I always thought that as you get older, your passion for things would wane. I thought that as a late teenager my passion for travel, for new things would never be stronger, so it always striked me as odd that the desire was never that strong. I was shocked to find that as I got older, my passion for new and different places actually grew. I wanted to explore, to see more, do more. This passion hasn’t led me very far across the globe yet but I find myself very drawn to the road and to airports. Something that leads you somewhere. Places that take you places.
Despite my urge for adventure, I flew into Brisbane last night after a trip away and felt a very distinct and yet surprising feeling.
Brisbane, feels like home. Home is most definitely a feeling, an emotion. I felt home as I walked through the terminal. I felt home as the rain fell on my face and I was picked up. I felt home as I slid into my bed and closed my eyes after a wonderful weekend. Despite my craving for something else, this felt like home.

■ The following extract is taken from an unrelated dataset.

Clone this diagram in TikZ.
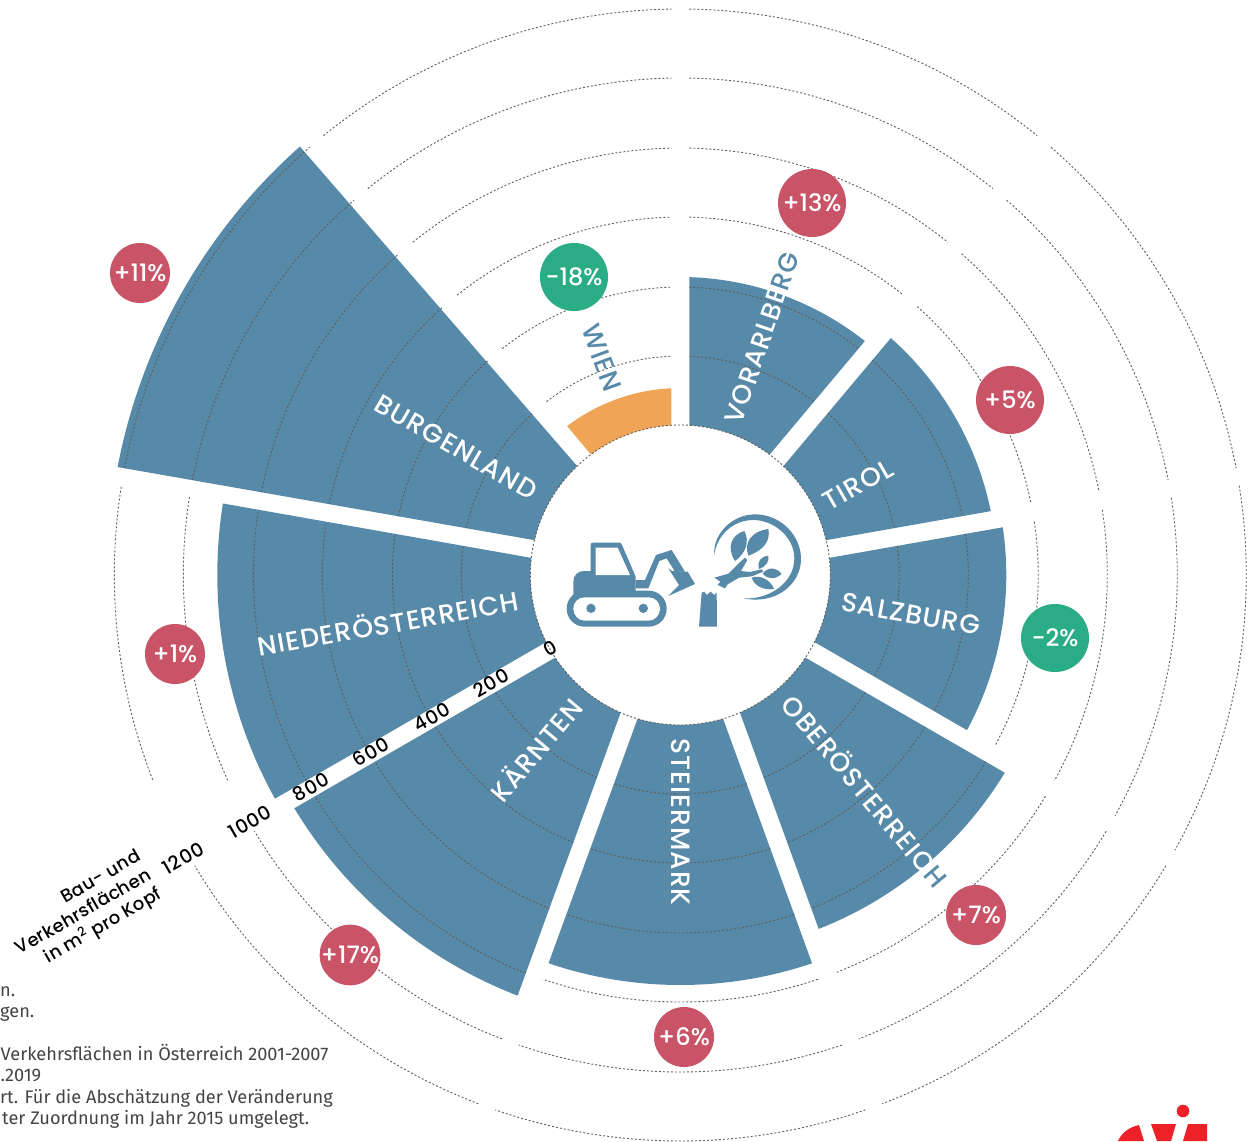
\documentclass[tikz,border=0pt]{standalone}
\usepackage{fontspec}
\setmainfont{Poppins Medium}
\newfontfamily\secfont[LetterSpace=4]{Poppins Medium}
\newfontfamily\axisfont[LetterSpace=5]{Poppins Medium}
\newfontfamily\unitfont[LetterSpace=2]{Poppins Medium}
\newfontfamily\notefont{Fira Sans}
\definecolor{secblue}{HTML}{5789A8}
\definecolor{wienor}{HTML}{F0A556}
\definecolor{badred}{HTML}{C95468}
\definecolor{goodgreen}{HTML}{2AAC86}
\definecolor{ringgrey}{HTML}{5E5E5E}
\definecolor{logored}{HTML}{EE2028}
\definecolor{notegrey}{HTML}{444444}
\newcommand{\sectorshape}[6]{% inner-hi inner-lo outer-hi outer-lo R colour
  \fill[#6] (#1:150pt) -- (#3:#5pt) arc[start angle=#3,end angle=#4,radius=#5pt]
     -- (#2:150pt) arc[start angle=#2,end angle=#1,radius=150pt] -- cycle;
}
\newcommand{\ringarc}[3]{% hi lo r
  \pgfmathsetmacro{\ee}{#1}
  \pgfmathsetmacro{\ff}{#2}
  \draw[ringline] (\ee:#3pt) arc[start angle=\ee,end angle=\ff,radius=#3pt];
}
\tikzset{
  ringline/.style={ringgrey,line width=0.9pt,dash pattern=on 2pt off 2pt},
  seclabel/.style={text=white,font=\secfont\fontsize{26.5}{30}\selectfont,inner sep=0pt},
  axislabel/.style={text=black,font=\axisfont\fontsize{19}{21.5}\selectfont,inner sep=0pt,rotate=30},
  unitlabel/.style={text=black,font=\unitfont\fontsize{18}{21.5}\selectfont,inner sep=0pt,rotate=30,align=right},
  bigbubble/.style={circle,fill=#1,minimum size=68pt,inner sep=0pt,text=white,font=\fontsize{24}{28}\selectfont},
  smallbubble/.style={circle,fill=#1,minimum size=60pt,inner sep=0pt,text=white,font=\fontsize{24}{28}\selectfont},
  notetext/.style={anchor=base west,inner sep=0pt,text=notegrey,font=\notefont\fontsize{18.2}{21}\selectfont},
  iconfill/.style={fill=secblue},
}
\begin{document}
\begin{tikzpicture}[x=1pt,y=1pt]
\clip (0,0) rectangle (1258,-1141);
\fill[white] (0,0) rectangle (1258,-1141);
% sectors and rings
\begin{scope}[shift={(680.3,-575)}]
  \foreach \hi/\lo/\rad/\col in {90/50/298/secblue,50/10/317/secblue,10/-30/326/secblue,-30/-70/380/secblue,-70/-110/410/secblue,-110/-150/451/secblue,-150/-190/463/secblue,130/90/187/wienor}{
    \pgfmathsetmacro{\aa}{\hi-asin(9/150)}
    \pgfmathsetmacro{\bb}{\lo+asin(9/150)}
    \pgfmathsetmacro{\cc}{\hi-asin(9/\rad)}
    \pgfmathsetmacro{\dd}{\lo+asin(9/\rad)}
    \sectorshape{\aa}{\bb}{\cc}{\dd}{\rad}{\col}
  }
  \sectorshape{166.56}{133.44}{169.14}{131.6}{573}{secblue}
  \foreach \hi/\lo in {90/50,50/10,10/-30,-30/-70,-70/-110,-110/-150,170/130,130/90}{
    \foreach \r in {219,288,358,427,497,566}{
      \ringarc{\hi-asin(9/\r)}{\lo+asin(9/\r)}{\r}
    }
  }
  \foreach \r in {219,288,358,427}{
    \ringarc{210-asin(9/\r)}{170+asin(9/\r)}{\r}
  }
  \ringarc{204.4}{170.9}{497}
  \ringarc{201.2}{170.9}{566}
  \draw[ringline] (0,0) circle[radius=150pt];
\end{scope}
% sector labels
\node[seclabel,rotate=71] (vor) at (762,-338) {VORARLBE\textcolor{secblue}{RG}};
\node[seclabel,rotate=30] (tir) at (858,-485) {TIROL};
\node[seclabel,rotate=-10] (sal) at (911,-614) {SALZBURG};
\node[seclabel,rotate=-50] (obe) at (866,-790) {OBERÖSTERREIC\textcolor{secblue}{H}};
\node[seclabel,rotate=-90] (ste) at (681,-822) {STEIERMARK};
\node[seclabel,rotate=50] (kae) at (535,-749) {KÄRNTEN};
\node[seclabel,rotate=10] (nie) at (388,-622) {NIEDERÖSTERREICH};
\node[seclabel,rotate=-30] (bur) at (456,-447) {BURGENLAND};
\node[seclabel,rotate=-70,text=secblue] (wie) at (602,-358) {WIEN};
% axis labels
\node[axislabel] (a0) at (550,-648) {0};
\node[axislabel] (a200) at (491,-683) {200};
\node[axislabel] (a400) at (432,-717) {400};
\node[axislabel] (a600) at (371,-752) {600};
\node[axislabel] (a800) at (311,-787) {800};
\node[axislabel] (a1000) at (250,-822) {1000};
\node[axislabel] (a1200) at (183,-858) {1200};
\node[unitlabel] (unit) at (84,-913) {Bau- und\\Verkehrsflächen\\in m\textsuperscript{2} pro Kopf};
% bubbles
\node[bigbubble=badred] (b13) at (812,-203) {+13\%};
\node[bigbubble=badred] (b5) at (1010,-400) {+5\%};
\node[bigbubble=goodgreen] (b2) at (1055,-638) {-2\%};
\node[smallbubble=badred] (b7) at (976,-915) {+7\%};
\node[smallbubble=badred] (b6) at (684,-1037) {+6\%};
\node[smallbubble=badred] (b17) at (350,-955) {+17\%};
\node[smallbubble=badred] (b1) at (175,-654) {+1\%};
\node[smallbubble=badred] (b11) at (140,-273) {+11\%};
\node[bigbubble=goodgreen] (b18) at (574,-277) {-18\%};
% notes
\node[notetext] (n1) at (0,-996) {n.};
\node[notetext] (n2) at (0,-1017) {gen.};
\node[notetext] (n3) at (0.5,-1060) {Verkehrsflächen in Österreich 2001-2007};
\node[notetext] (n4) at (0.5,-1081) {.2019};
\node[notetext] (n5) at (0,-1103) {rt. Für die Abschätzung der Veränderung};
\node[notetext] (n6) at (2,-1124) {ter Zuordnung im Jahr 2015 umgelegt.};
% excavator and stump
\begin{scope}[shift={(520,-480)},x=0.33333pt,y=-0.33333pt]
  \fill[iconfill] (160,350) -- (160,305) .. controls (160,285) and (175,273) .. (192,273) -- (212,273) -- (212,196) .. controls (212,190) and (214,188) .. (220,188) -- (298,188) .. controls (302,188) and (304,190) .. (306,195) -- (347,290) -- (347,335) -- cycle;
  \fill[white] (227,203) -- (293,203) -- (330,285) -- (227,285) -- cycle;
  \fill[iconfill] (140,386) .. controls (140,356) and (164,332) .. (194,332) -- (386,332) .. controls (416,332) and (440,356) .. (440,386) .. controls (440,416) and (416,440) .. (386,440) -- (194,440) .. controls (164,440) and (140,416) .. (140,386) -- cycle;
  \fill[white] (160,386) .. controls (160,367) and (175,352) .. (194,352) -- (386,352) .. controls (405,352) and (420,367) .. (420,386) .. controls (420,405) and (405,422) .. (386,422) -- (194,422) .. controls (175,422) and (160,405) .. (160,386) -- cycle;
  \fill[iconfill] (213,385) circle[radius=14];
  \fill[iconfill] (370,385) circle[radius=14];
  \fill[iconfill] (347,300) -- (375,300) -- (408,225) -- (455,210) -- (495,275) -- (465,275) -- (440,235) -- (418,243) -- (385,325) -- (347,325) -- cycle;
  \fill[iconfill] (445,265) -- (457,273) -- (503,275) -- (525,312) -- (445,348) -- (477,315) -- cycle;
  \fill[iconfill] (545,338) -- (553,335) -- (560,345) -- (572,335) -- (583,345) -- (590,337) -- (591,440) -- (537,440) -- cycle;
\end{scope}
% tree
\begin{scope}[shift={(695,-505)},x=0.33333pt,y=-0.33333pt]
  \fill[iconfill] (58,150) .. controls (52,90) and (110,28) .. (180,28) .. controls (260,28) and (320,95) .. (318,165) .. controls (316,240) and (240,300) .. (145,280) .. controls (220,285) and (298,235) .. (298,160) .. controls (298,95) and (235,45) .. (175,45) .. controls (115,45) and (65,90) .. (58,150) -- cycle;
  \fill[iconfill] (148,78) .. controls (112,88) and (92,125) .. (120,168) .. controls (152,145) and (165,110) .. (148,78) -- cycle;
  \fill[iconfill] (220,72) .. controls (172,78) and (145,110) .. (160,152) .. controls (202,137) and (228,110) .. (220,72) -- cycle;
  \fill[iconfill] (220,152) .. controls (196,155) and (186,170) .. (192,192) .. controls (212,186) and (224,170) .. (220,152) -- cycle;
  \fill[iconfill] (203,206) .. controls (220,183) and (245,188) .. (260,207) .. controls (240,224) and (218,224) .. (203,206) -- cycle;
  \fill[iconfill] (170,218) .. controls (195,208) and (227,225) .. (237,252) .. controls (205,257) and (178,242) .. (170,218) -- cycle;
  \fill[iconfill] (58,218) -- (100,206) -- (128,178) -- (150,158) -- (157,165) -- (138,198) -- (165,201) -- (200,193) -- (205,200) -- (170,214) -- (132,218) -- (98,238) -- (90,250) -- (68,240) -- (76,230) -- cycle;
\end{scope}
% logo
\begin{scope}[shift={(0,0)},x=1pt,y=-1pt]
  \fill[logored] (1183,1111) circle[radius=6.3pt];
  \fill[logored] (1118,1141) .. controls (1122,1132) and (1130,1127) .. (1139,1125) -- (1144,1141) -- cycle;
  \fill[logored] (1151,1124) -- (1176,1124) -- (1171,1141) -- (1157,1141) -- cycle;
  \fill[logored] (1188,1124) -- (1207,1124) -- (1207,1141) -- (1183,1141) -- cycle;
\end{scope}
\end{tikzpicture}
\end{document}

I think sometimes we mistake familiarity for home and I think that is a mistake. It’s easy enough to do, familiarity often means safety and we often feel safe when we are at home. It’s easier to collect my baggage at the Brisbane airport because I’ve done it 30 times before. It’s easier to drive to my house because I know the streets, I know the way. It’s easier to fall asleep in your own bed because you do that every night. But I don’t think familiarity and home are the same.
Familiarity breeds contempt, laziness and the safety of it all can keep you bound up and driving around and around the same life you weren’t meant to live in. Home, however is where your heart lives. I felt home when I arrived last night because the people I loved most, are in Brisbane. Collecting my baggage quickly at the gate meant I could see my family quicker. Falling asleep in my own bed meant I would wake up to people I loved. A home is a place of love, encouragement and nurture and it should build you up and prepare you to be propelled into whatever God has called you to. Whether that is here, or elsewhere.

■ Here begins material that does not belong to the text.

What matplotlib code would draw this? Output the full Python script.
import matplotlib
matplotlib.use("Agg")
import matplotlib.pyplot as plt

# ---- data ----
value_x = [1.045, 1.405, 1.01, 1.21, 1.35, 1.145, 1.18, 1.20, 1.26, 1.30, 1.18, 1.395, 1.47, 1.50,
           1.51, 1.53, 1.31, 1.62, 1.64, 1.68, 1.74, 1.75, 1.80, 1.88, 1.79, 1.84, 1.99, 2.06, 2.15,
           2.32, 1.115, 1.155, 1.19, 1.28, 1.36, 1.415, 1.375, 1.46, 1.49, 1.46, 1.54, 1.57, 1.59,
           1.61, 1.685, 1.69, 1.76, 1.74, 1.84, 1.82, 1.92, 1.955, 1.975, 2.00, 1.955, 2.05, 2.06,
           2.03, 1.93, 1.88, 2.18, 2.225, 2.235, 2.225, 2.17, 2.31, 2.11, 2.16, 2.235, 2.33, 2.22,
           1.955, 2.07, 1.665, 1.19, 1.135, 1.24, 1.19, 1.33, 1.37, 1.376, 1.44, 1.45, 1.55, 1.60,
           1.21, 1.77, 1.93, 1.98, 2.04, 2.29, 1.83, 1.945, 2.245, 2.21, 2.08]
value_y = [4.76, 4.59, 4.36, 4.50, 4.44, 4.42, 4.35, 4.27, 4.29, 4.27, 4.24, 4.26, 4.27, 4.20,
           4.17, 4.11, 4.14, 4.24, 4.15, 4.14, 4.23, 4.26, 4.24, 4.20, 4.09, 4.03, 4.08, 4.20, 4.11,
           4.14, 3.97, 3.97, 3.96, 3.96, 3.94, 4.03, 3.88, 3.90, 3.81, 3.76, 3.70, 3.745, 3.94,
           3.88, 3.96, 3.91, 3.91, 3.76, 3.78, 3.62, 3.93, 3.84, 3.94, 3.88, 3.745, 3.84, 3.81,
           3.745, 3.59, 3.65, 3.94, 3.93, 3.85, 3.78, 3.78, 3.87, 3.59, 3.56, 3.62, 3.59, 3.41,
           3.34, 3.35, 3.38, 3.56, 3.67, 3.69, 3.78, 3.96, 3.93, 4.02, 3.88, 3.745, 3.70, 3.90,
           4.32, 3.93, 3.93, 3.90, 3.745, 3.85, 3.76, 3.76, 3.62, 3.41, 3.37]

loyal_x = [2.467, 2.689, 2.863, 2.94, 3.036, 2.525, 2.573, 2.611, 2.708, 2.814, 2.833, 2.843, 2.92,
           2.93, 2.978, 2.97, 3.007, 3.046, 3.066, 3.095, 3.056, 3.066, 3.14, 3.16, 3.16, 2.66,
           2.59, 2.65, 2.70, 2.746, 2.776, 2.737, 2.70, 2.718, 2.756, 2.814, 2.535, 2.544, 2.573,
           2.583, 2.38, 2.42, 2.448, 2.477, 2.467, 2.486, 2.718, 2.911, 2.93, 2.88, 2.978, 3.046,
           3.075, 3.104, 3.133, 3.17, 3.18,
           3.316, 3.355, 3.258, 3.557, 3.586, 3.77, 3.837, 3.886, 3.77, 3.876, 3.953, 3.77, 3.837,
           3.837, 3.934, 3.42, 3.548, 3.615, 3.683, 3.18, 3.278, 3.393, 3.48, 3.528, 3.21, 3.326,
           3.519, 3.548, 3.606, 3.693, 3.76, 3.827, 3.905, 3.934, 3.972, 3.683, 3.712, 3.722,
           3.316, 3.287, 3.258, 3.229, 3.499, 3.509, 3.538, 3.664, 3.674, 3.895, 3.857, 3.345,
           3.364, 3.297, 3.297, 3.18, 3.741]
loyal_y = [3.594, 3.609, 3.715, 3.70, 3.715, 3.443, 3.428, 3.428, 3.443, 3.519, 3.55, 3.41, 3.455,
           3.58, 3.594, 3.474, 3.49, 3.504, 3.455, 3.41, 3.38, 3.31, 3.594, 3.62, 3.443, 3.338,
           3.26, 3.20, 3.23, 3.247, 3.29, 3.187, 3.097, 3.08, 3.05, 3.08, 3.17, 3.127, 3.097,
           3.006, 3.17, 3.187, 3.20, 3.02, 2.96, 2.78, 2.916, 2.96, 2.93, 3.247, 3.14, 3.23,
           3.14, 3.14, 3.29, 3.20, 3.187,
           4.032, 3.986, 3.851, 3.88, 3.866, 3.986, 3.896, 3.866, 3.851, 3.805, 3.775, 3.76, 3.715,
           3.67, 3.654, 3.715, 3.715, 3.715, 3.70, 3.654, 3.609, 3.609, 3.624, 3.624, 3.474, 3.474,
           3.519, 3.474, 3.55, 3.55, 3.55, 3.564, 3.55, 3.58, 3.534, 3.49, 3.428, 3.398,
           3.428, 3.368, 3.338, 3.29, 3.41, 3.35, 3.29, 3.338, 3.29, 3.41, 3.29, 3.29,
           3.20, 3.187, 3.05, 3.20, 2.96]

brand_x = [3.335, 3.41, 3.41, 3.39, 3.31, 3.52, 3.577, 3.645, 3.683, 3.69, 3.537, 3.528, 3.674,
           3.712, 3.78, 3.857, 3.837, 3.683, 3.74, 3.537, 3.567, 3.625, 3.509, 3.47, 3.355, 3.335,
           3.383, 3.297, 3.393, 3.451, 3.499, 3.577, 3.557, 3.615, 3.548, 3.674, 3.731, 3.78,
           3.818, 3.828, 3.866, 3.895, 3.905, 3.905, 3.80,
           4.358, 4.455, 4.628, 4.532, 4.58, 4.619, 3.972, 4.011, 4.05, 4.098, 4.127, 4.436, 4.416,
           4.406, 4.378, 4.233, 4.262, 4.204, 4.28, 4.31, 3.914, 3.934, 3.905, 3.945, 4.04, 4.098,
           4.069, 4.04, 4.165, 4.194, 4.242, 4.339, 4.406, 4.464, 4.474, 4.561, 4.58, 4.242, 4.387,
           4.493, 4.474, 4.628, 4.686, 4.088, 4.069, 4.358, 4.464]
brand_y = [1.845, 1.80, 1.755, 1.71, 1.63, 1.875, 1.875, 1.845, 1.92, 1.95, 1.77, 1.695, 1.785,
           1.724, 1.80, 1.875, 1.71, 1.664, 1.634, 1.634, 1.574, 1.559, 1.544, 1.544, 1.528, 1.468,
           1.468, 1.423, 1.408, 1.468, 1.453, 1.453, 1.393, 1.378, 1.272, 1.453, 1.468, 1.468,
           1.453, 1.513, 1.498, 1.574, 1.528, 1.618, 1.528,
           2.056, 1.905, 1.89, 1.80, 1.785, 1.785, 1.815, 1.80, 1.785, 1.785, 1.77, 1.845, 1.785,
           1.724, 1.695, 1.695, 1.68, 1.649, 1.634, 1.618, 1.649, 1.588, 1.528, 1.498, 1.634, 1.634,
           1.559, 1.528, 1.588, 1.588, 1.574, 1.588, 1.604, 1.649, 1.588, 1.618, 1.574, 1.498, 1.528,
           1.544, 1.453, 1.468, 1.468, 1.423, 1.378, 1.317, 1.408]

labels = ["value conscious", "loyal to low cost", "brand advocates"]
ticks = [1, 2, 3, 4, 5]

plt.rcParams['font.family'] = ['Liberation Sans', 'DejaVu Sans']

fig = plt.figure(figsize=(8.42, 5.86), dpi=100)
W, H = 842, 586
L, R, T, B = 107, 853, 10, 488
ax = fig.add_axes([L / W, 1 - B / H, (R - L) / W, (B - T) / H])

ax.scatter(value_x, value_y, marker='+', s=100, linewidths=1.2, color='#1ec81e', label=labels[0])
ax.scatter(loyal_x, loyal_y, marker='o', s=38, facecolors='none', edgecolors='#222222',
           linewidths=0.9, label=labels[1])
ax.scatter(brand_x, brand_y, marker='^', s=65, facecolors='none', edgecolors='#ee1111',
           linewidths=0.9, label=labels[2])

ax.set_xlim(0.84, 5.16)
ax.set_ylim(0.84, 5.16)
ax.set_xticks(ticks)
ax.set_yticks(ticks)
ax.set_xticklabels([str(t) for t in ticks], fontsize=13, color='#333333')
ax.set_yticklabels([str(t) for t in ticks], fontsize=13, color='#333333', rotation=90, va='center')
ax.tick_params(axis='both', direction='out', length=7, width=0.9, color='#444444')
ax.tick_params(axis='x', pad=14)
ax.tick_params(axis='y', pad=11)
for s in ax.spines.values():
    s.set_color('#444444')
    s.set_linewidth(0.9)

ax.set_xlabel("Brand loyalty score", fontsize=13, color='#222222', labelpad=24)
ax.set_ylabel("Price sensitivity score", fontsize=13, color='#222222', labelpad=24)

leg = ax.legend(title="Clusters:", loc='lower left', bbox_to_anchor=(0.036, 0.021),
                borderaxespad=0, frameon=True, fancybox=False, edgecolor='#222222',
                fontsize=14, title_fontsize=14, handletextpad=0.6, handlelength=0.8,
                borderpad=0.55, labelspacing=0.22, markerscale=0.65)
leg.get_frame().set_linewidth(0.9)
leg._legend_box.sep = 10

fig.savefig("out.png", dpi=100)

Familiarity breeds an unhealthy attitude of safety – where you never try anything so you never fail.
Home creates an environment where its okay to fail – it allows you to try, knowing home is your safety net.
I know now that I probably won’t end up in this place in the end and that is scary for me. But it’s also really wonderful. I know wherever I end up and whenever I end up there, I’ll have been lovingly sent.
For me, for now, this place is home. This city, its my hearts resting place.